%%

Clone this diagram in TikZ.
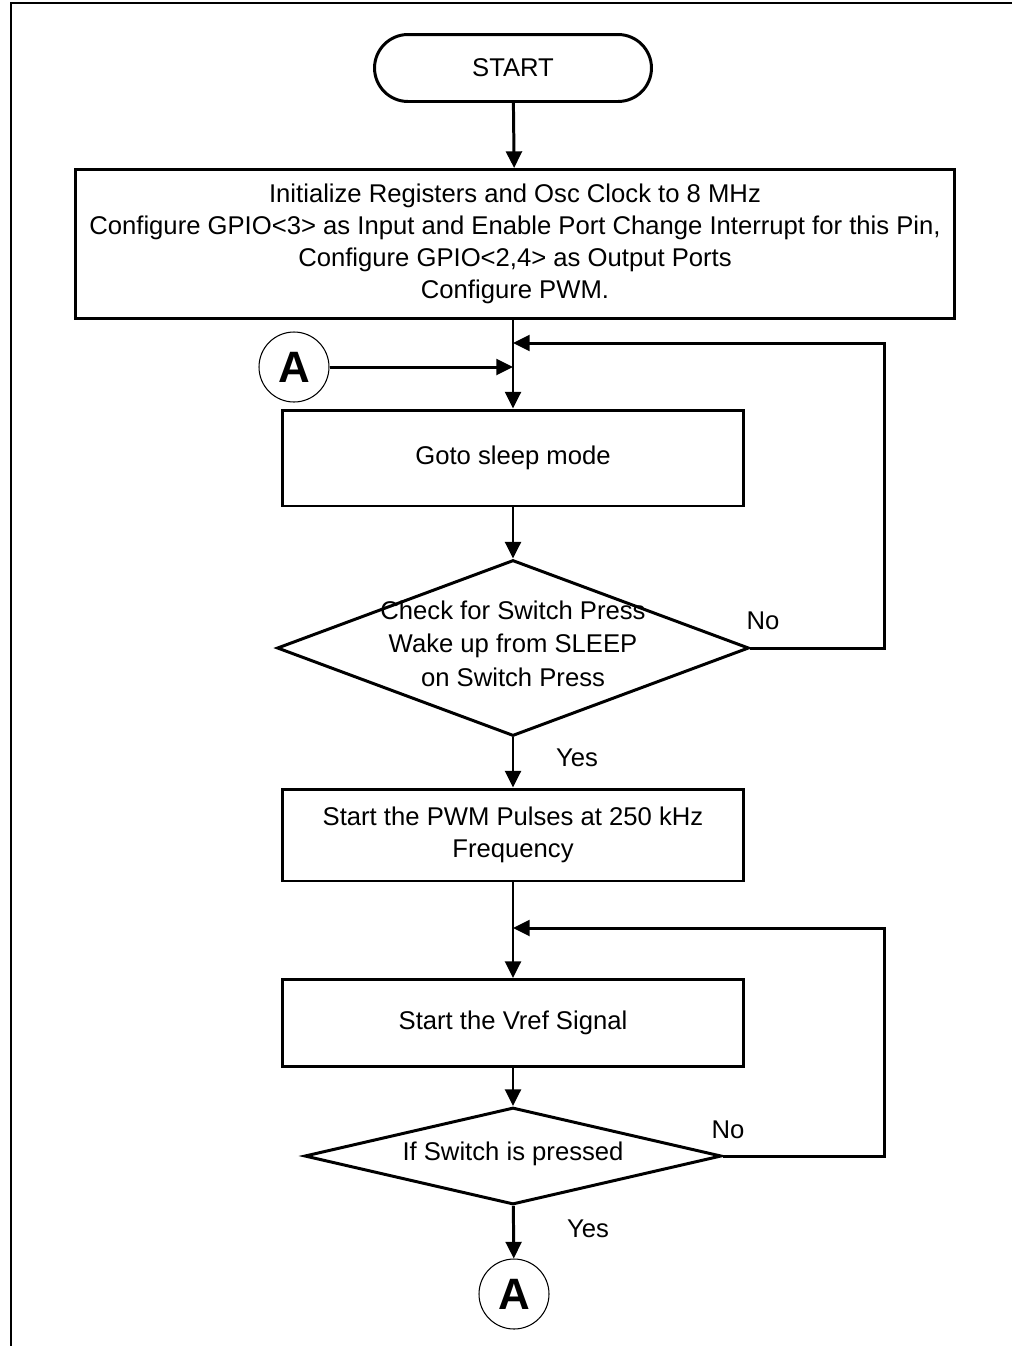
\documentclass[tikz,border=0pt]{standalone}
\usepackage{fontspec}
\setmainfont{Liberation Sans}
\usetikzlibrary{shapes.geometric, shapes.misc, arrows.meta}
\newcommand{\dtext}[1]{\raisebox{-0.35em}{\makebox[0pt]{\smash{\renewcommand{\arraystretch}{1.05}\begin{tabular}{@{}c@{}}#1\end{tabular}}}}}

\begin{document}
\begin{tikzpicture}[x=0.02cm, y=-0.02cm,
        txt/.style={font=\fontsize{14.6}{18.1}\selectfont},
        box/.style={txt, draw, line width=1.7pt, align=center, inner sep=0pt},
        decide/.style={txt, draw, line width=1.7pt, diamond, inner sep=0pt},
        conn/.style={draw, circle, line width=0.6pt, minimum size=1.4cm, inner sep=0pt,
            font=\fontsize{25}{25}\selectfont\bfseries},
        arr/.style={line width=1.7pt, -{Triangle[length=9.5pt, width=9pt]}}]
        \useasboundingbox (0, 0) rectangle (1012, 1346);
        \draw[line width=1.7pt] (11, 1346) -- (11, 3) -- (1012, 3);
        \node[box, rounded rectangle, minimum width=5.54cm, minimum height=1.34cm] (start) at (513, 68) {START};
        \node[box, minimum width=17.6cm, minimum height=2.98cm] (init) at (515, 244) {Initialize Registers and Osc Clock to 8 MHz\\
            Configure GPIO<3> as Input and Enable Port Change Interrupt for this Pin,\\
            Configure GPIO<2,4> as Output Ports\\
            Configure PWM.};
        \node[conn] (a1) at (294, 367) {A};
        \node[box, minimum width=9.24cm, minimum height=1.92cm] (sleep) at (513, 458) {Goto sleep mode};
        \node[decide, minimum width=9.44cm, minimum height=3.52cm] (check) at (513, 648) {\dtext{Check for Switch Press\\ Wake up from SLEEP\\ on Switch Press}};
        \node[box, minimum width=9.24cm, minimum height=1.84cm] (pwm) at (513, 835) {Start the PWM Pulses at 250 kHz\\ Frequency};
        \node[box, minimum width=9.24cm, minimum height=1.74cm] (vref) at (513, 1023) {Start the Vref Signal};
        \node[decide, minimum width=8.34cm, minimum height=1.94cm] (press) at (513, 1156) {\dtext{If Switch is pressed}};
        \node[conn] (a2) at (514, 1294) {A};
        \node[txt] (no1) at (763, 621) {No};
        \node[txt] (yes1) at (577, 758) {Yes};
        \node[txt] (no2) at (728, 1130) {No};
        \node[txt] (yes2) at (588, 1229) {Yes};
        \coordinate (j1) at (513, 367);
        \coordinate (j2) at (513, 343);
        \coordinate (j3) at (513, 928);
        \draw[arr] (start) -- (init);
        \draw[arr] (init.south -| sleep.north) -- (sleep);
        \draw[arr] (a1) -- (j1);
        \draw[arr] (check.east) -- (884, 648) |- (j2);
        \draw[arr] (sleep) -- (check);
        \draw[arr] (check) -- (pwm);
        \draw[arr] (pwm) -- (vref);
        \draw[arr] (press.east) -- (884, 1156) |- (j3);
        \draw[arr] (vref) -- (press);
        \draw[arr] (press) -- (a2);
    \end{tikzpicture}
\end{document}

%%

What to work on - Return each line from the material above exactly, but not the pictures.

Expected answer -
Clone this diagram in TikZ.
\documentclass[tikz,border=0pt]{standalone}
\usepackage{fontspec}
\setmainfont{Liberation Sans}
\usetikzlibrary{shapes.geometric, shapes.misc, arrows.meta}
\newcommand{\dtext}[1]{\raisebox{-0.35em}{\makebox[0pt]{\smash{\renewcommand{\arraystretch}{1.05}\begin{tabular}{@{}c@{}}#1\end{tabular}}}}}

\begin{document}
\begin{tikzpicture}[x=0.02cm, y=-0.02cm,
        txt/.style={font=\fontsize{14.6}{18.1}\selectfont},
        box/.style={txt, draw, line width=1.7pt, align=center, inner sep=0pt},
        decide/.style={txt, draw, line width=1.7pt, diamond, inner sep=0pt},
        conn/.style={draw, circle, line width=0.6pt, minimum size=1.4cm, inner sep=0pt,
            font=\fontsize{25}{25}\selectfont\bfseries},
        arr/.style={line width=1.7pt, -{Triangle[length=9.5pt, width=9pt]}}]
        \useasboundingbox (0, 0) rectangle (1012, 1346);
        \draw[line width=1.7pt] (11, 1346) -- (11, 3) -- (1012, 3);
        \node[box, rounded rectangle, minimum width=5.54cm, minimum height=1.34cm] (start) at (513, 68) {START};
        \node[box, minimum width=17.6cm, minimum height=2.98cm] (init) at (515, 244) {Initialize Registers and Osc Clock to 8 MHz\\
            Configure GPIO<3> as Input and Enable Port Change Interrupt for this Pin,\\
            Configure GPIO<2,4> as Output Ports\\
            Configure PWM.};
        \node[conn] (a1) at (294, 367) {A};
        \node[box, minimum width=9.24cm, minimum height=1.92cm] (sleep) at (513, 458) {Goto sleep mode};
        \node[decide, minimum width=9.44cm, minimum height=3.52cm] (check) at (513, 648) {\dtext{Check for Switch Press\\ Wake up from SLEEP\\ on Switch Press}};
        \node[box, minimum width=9.24cm, minimum height=1.84cm] (pwm) at (513, 835) {Start the PWM Pulses at 250 kHz\\ Frequency};
        \node[box, minimum width=9.24cm, minimum height=1.74cm] (vref) at (513, 1023) {Start the Vref Signal};
        \node[decide, minimum width=8.34cm, minimum height=1.94cm] (press) at (513, 1156) {\dtext{If Switch is pressed}};
        \node[conn] (a2) at (514, 1294) {A};
        \node[txt] (no1) at (763, 621) {No};
        \node[txt] (yes1) at (577, 758) {Yes};
        \node[txt] (no2) at (728, 1130) {No};
        \node[txt] (yes2) at (588, 1229) {Yes};
        \coordinate (j1) at (513, 367);
        \coordinate (j2) at (513, 343);
        \coordinate (j3) at (513, 928);
        \draw[arr] (start) -- (init);
        \draw[arr] (init.south -| sleep.north) -- (sleep);
        \draw[arr] (a1) -- (j1);
        \draw[arr] (check.east) -- (884, 648) |- (j2);
        \draw[arr] (sleep) -- (check);
        \draw[arr] (check) -- (pwm);
        \draw[arr] (pwm) -- (vref);
        \draw[arr] (press.east) -- (884, 1156) |- (j3);
        \draw[arr] (vref) -- (press);
        \draw[arr] (press) -- (a2);
    \end{tikzpicture}
\end{document}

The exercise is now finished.